I’ve been running the App straight from Visual Studio (F5 key), in Release mode.

After some more tests, running the EXE yields slightly less CUDA init overhead.

----- CUDA init overhead ------

Run from VC 2005:  189ms

Run from EXE:       54ms

These Init overhead times occur at every run. So once the program exits, the device needs to be initialized again.

[BTW, I’m timing the first malloc() statement in the application]

if 54 ms is significant for the running time of your complete application then you are trying to speed up something that is not worth speeding up maybe?
The initialization overhead of starting an exe is maybe already higher than that.

I agree. The OS has to read the exe from the disk, read shared libraries, link shared library function calls, map the programs memory space into virtual memory, and more.

Hi guys,

Well, 54ms is not typical for the runtime of my whole application. My whole (external) application could take 3s, for example.

However, a “long” calculation inside my application could take up to 20ms (yes, 20ms is a long time in my world) – and that’s what I’m testing now with CUDA: how effective CUDA is at speeding up a “one-shot” calculation that takes 20ms serially with a Core2Duo. [When I say “one-shot”, I mean the data entering that calculation is different every 3s, so the calculation must happen on it’s own – i.e. I can’t bundle together the 20ms calculations]
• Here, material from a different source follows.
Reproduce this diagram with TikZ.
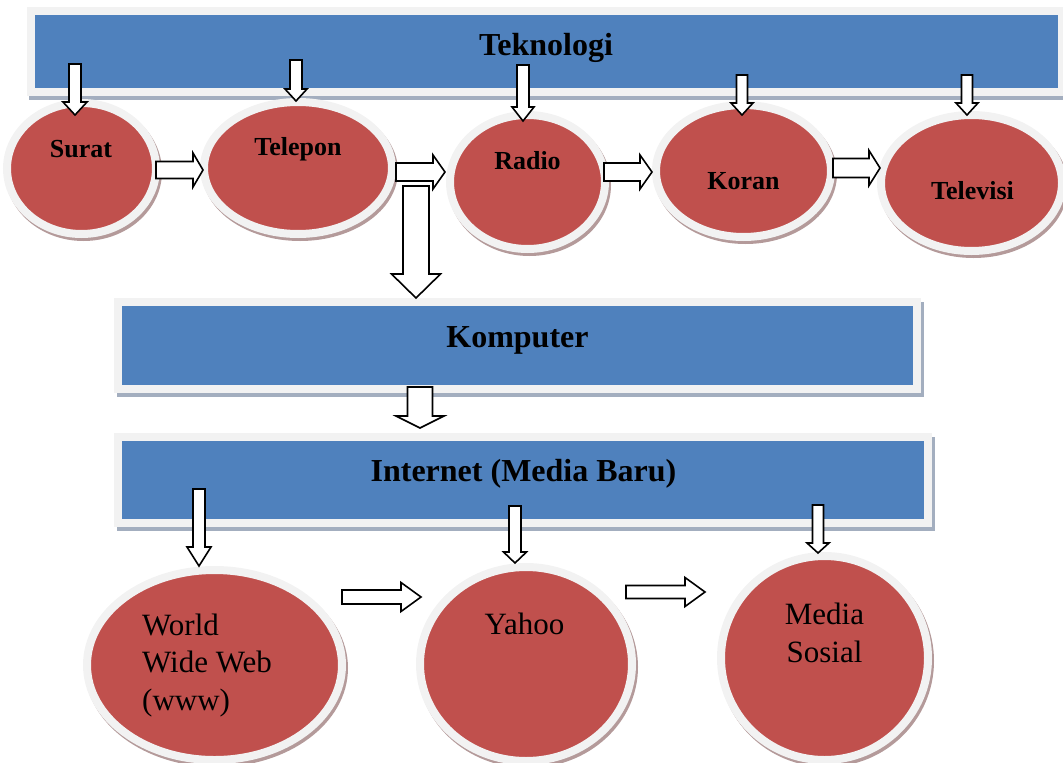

The calculation I’m currently evaluating consists of:
– a 64K 1D float array
– 2 FFTs (R2C/C2R)
– an array swap of the complex data (swap [0] & [1] dimensions)
– and a moving average filter

The array swap and moving average filter could theoretically be done entirely in parallel, if there were no hardware constraints, or at least heavily parallelized in a block/thread environment.

My external application would continue running in 3s chunks – so perhaps the CUDA initialization hit would only happen once, on the very first run(?) If so, that removes one hurdle.

However, if CUDA is not suited to speeding up a one-shot, serial 20ms calculation because of memory/kernel overhead, then it doesn’t help me in my case (and that frees me to buy Mass Effect and use my graphics card for something else) :)

Any thoughts?

It should be OK.

(In my mind, the only chance of it not working is if you unload any DLL’s or “kill” the CUDA context every 3 seconds.)